If you are part of a campaigning organisation, the time to influence candidates, parties and voters in the 2015 general election is NOW! Get your cause into party manifestos and build support well before the election in May 2015 – 7 ½ months before is mid-October this year, when most parties should have a clear outline of their manifestos.  Campaigners could also consider joining or setting up a political party: many civil society activists are not members of political parties (including me), but political power and responsibility is taken by parties who put up candidates for office and campaign for election. You can influence the big parties from within or by challenging them by standing as an independent, for the Greens, National Health Action, SNP, UKIP or any of 400 political parties on the register.

The coalition which campaigned on the lobbying bill (now Act) is mobilising people to persuade the Labour Party to make a commitment to repeal the section restricting campaign spending by those not standing for election or registered as political parties (go to the petition).

But the bigger issues is that deflecting attention from the power of money to influence public policy the Lobbying Act has weakened democracy and greatly increased inequality of influence. To  bring about greater equality of influence all citizens need to have an effective voice in politics. This will be hard to achieve. It means making the political system more accessible, all lobbying completely open and transparent, and providing effective political education.

Here are three small things we can do in response to the Lobbying Law

  1. Encourage voter registration – support initiatives by Bite the Ballot’s National Voter Registration Day (#NVRD) on 5 Feb,  Operation Black Vote and your local council;
  2. Support the Alliance for Lobbying Transparency’s campaign to end secrecy in lobbying: sign the petition to stop secret corporate lobbying and write to your MP.
  3. Cut out the middle men by targeting the companies, industry associations and media which influence the issues you care about.

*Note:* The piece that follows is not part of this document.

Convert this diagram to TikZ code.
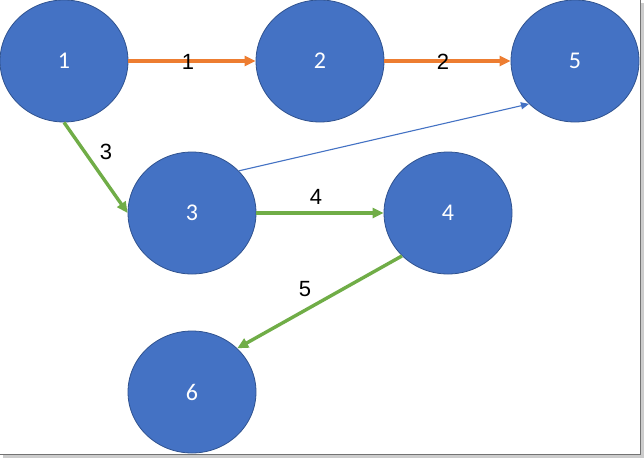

Warren Buffett said “It takes 20 years to build a reputation and five minutes to ruin it.” Most companies are more sensitive to influence than politicians, so why waste time on politicians?  Companies that pay minimal tax, pay low wages or case harm deserve to be targeted, while companies that do good should be encouraged. Politicians often carry the can for policies promoted by business interests, but the Lobbying Act deflects that back onto the banks, big energy companies and others during the pre-election period.

For reasons to campaign on corporate lobbying, read the Open Knowledge Foundation’s “5 Reasons To Stop Secret Corporate Lobbying“, the Daily Mail on ‘How food giants sweet talk ministers‘ to keep unhealthy sugar levels, the climate lobbyists and the 30,000 strong “Lobbycracy” who shape policy in Brussels.

To get equality of influence – that is, everyone has an equal voice – those who feel powerless must be able to speak up for their interests. The political system needs to be much more accessible, more like a supermarket than a citadel. It needs to be more open, so that the workings are visible and explained. And we need promote practical political education through the media and in schools, colleges, communities and unions, to show how the system works and how to influence it.

Practical political education takes many forms, including:

  • Hustings and public meetings to discuss issues with candidates will before the elections
  • Action to raise awareness of policy choices over banking, energy, employment, the economy, health, housing, lobbying and other issues
  • Activities round anniversaries such as the first world war (2014), Magna Carta (1215), De Montfort Parliament (1265), votes for women (2018) (see anniversaries for more)
  • Publicising the role of lobbyists in shaping policy before the public even get a look in
The campaign against the “Gagging Law” was also an exercise in political education for many who glimpsed how the system works to exclude  them. The apparent defeat may turn out to be less important than the movement it created.  The Government and its corporate sponsors could yet regret their victory.